= Given problem =
Nothing in the data should change when you return it, but leave the pictures out.

= Supplied information =
####

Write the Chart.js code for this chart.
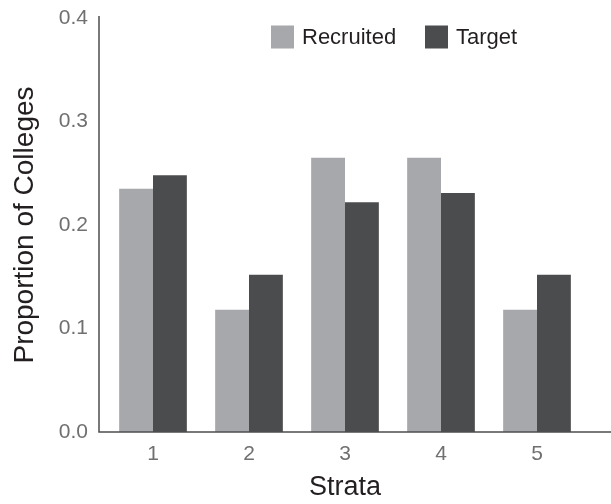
<!DOCTYPE html>
<html>
<head>
<meta charset="utf-8">
<script src="https://cdn.jsdelivr.net/npm/chart.js@4.4.1/dist/chart.umd.min.js"></script>
<style>
  html, body { margin: 0; padding: 0; background: #fff; }
  #wrap { width: 611px; height: 504px; }
</style>
</head>
<body>
<div id="wrap"><canvas id="strataChart" width="611" height="504"></canvas></div>
<script>
const strata = ['1', '2', '3', '4', '5']
const recruited = [0.235, 0.118, 0.265, 0.265, 0.118]
const target = [0.248, 0.152, 0.222, 0.231, 0.152]
const yTicks = [0.0, 0.1, 0.2, 0.3, 0.4]

const fontFamily = '"Liberation Sans", Arial, sans-serif'
const lightGray = '#a7a8ab'
const darkGray = '#4b4c4e'

// axis lines drawn a bit outside the plot, like the original figure
const axisLines = {
  id: 'axisLines',
  afterDraw(chart) {
    const ctx = chart.ctx
    const area = chart.chartArea
    const x0 = area.left - 6
    ctx.save()
    ctx.strokeStyle = '#4d4d4f'
    ctx.lineWidth = 1.5
    ctx.beginPath()
    ctx.moveTo(x0, area.top - 2)
    ctx.lineTo(x0, area.bottom)
    ctx.lineTo(chart.width, area.bottom)
    ctx.stroke()
    ctx.restore()
  }
}

// legend inside the plot area, top right
const insideLegend = {
  id: 'insideLegend',
  afterDraw(chart) {
    const ctx = chart.ctx
    const items = chart.data.datasets
    const starts = [271, 425]
    const box = 23
    const cy = 37
    ctx.save()
    ctx.font = '22px ' + fontFamily
    ctx.textBaseline = 'middle'
    items.forEach(function (ds, i) {
      ctx.fillStyle = ds.backgroundColor
      ctx.fillRect(starts[i], cy - box / 2, box, box)
      ctx.fillStyle = '#231f20'
      ctx.fillText(ds.label, starts[i] + box + 8, cy + 1)
    })
    ctx.restore()
  }
}

new Chart(document.getElementById('strataChart'), {
  type: 'bar',
  data: {
    labels: strata,
    datasets: [
      { label: 'Recruited', data: recruited, backgroundColor: lightGray, borderWidth: 0 },
      { label: 'Target', data: target, backgroundColor: darkGray, borderWidth: 0 }
    ]
  },
  options: {
    responsive: false,
    animation: false,
    categoryPercentage: 0.705,
    barPercentage: 1.0,
    layout: { padding: { top: 18, right: 26, left: 0, bottom: 0 } },
    plugins: {
      legend: { display: false },
      tooltip: { enabled: false }
    },
    scales: {
      x: {
        grid: { display: false, drawTicks: false },
        border: { display: false },
        ticks: { color: '#707070', font: { family: fontFamily, size: 21 }, padding: 10 },
        title: {
          display: true,
          text: 'Strata',
          color: '#231f20',
          font: { family: fontFamily, size: 27 },
          padding: { top: 0, bottom: 0 }
        },
        afterFit(scale) { scale.height = 72 }
      },
      y: {
        min: 0,
        max: 0.4,
        grid: { display: false, drawTicks: false },
        border: { display: false },
        afterBuildTicks(scale) { scale.ticks = yTicks.map(v => ({ value: v })) },
        ticks: {
          color: '#707070',
          font: { family: fontFamily, size: 21 },
          padding: 17,
          callback: v => v.toFixed(1)
        },
        title: {
          display: true,
          text: 'Proportion of Colleges',
          color: '#231f20',
          font: { family: fontFamily, size: 28 },
          padding: { top: 8, bottom: 0 }
        },
        afterFit(scale) {
          scale.width = 105
          // tick padding would otherwise push the plot top down
          scale.paddingTop = 0
          scale.paddingBottom = 0
        }
      }
    }
  },
  plugins: [axisLines, insideLegend]
})
</script>
</body>
</html>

####

= Correct response =
Write the Chart.js code for this chart.
<!DOCTYPE html>
<html>
<head>
<meta charset="utf-8">
<script src="https://cdn.jsdelivr.net/npm/chart.js@4.4.1/dist/chart.umd.min.js"></script>
<style>
  html, body { margin: 0; padding: 0; background: #fff; }
  #wrap { width: 611px; height: 504px; }
</style>
</head>
<body>
<div id="wrap"><canvas id="strataChart" width="611" height="504"></canvas></div>
<script>
const strata = ['1', '2', '3', '4', '5']
const recruited = [0.235, 0.118, 0.265, 0.265, 0.118]
const target = [0.248, 0.152, 0.222, 0.231, 0.152]
const yTicks = [0.0, 0.1, 0.2, 0.3, 0.4]

const fontFamily = '"Liberation Sans", Arial, sans-serif'
const lightGray = '#a7a8ab'
const darkGray = '#4b4c4e'

// axis lines drawn a bit outside the plot, like the original figure
const axisLines = {
  id: 'axisLines',
  afterDraw(chart) {
    const ctx = chart.ctx
    const area = chart.chartArea
    const x0 = area.left - 6
    ctx.save()
    ctx.strokeStyle = '#4d4d4f'
    ctx.lineWidth = 1.5
    ctx.beginPath()
    ctx.moveTo(x0, area.top - 2)
    ctx.lineTo(x0, area.bottom)
    ctx.lineTo(chart.width, area.bottom)
    ctx.stroke()
    ctx.restore()
  }
}

// legend inside the plot area, top right
const insideLegend = {
  id: 'insideLegend',
  afterDraw(chart) {
    const ctx = chart.ctx
    const items = chart.data.datasets
    const starts = [271, 425]
    const box = 23
    const cy = 37
    ctx.save()
    ctx.font = '22px ' + fontFamily
    ctx.textBaseline = 'middle'
    items.forEach(function (ds, i) {
      ctx.fillStyle = ds.backgroundColor
      ctx.fillRect(starts[i], cy - box / 2, box, box)
      ctx.fillStyle = '#231f20'
      ctx.fillText(ds.label, starts[i] + box + 8, cy + 1)
    })
    ctx.restore()
  }
}

new Chart(document.getElementById('strataChart'), {
  type: 'bar',
  data: {
    labels: strata,
    datasets: [
      { label: 'Recruited', data: recruited, backgroundColor: lightGray, borderWidth: 0 },
      { label: 'Target', data: target, backgroundColor: darkGray, borderWidth: 0 }
    ]
  },
  options: {
    responsive: false,
    animation: false,
    categoryPercentage: 0.705,
    barPercentage: 1.0,
    layout: { padding: { top: 18, right: 26, left: 0, bottom: 0 } },
    plugins: {
      legend: { display: false },
      tooltip: { enabled: false }
    },
    scales: {
      x: {
        grid: { display: false, drawTicks: false },
        border: { display: false },
        ticks: { color: '#707070', font: { family: fontFamily, size: 21 }, padding: 10 },
        title: {
          display: true,
          text: 'Strata',
          color: '#231f20',
          font: { family: fontFamily, size: 27 },
          padding: { top: 0, bottom: 0 }
        },
        afterFit(scale) { scale.height = 72 }
      },
      y: {
        min: 0,
        max: 0.4,
        grid: { display: false, drawTicks: false },
        border: { display: false },
        afterBuildTicks(scale) { scale.ticks = yTicks.map(v => ({ value: v })) },
        ticks: {
          color: '#707070',
          font: { family: fontFamily, size: 21 },
          padding: 17,
          callback: v => v.toFixed(1)
        },
        title: {
          display: true,
          text: 'Proportion of Colleges',
          color: '#231f20',
          font: { family: fontFamily, size: 28 },
          padding: { top: 8, bottom: 0 }
        },
        afterFit(scale) {
          scale.width = 105
          // tick padding would otherwise push the plot top down
          scale.paddingTop = 0
          scale.paddingBottom = 0
        }
      }
    }
  },
  plugins: [axisLines, insideLegend]
})
</script>
</body>
</html>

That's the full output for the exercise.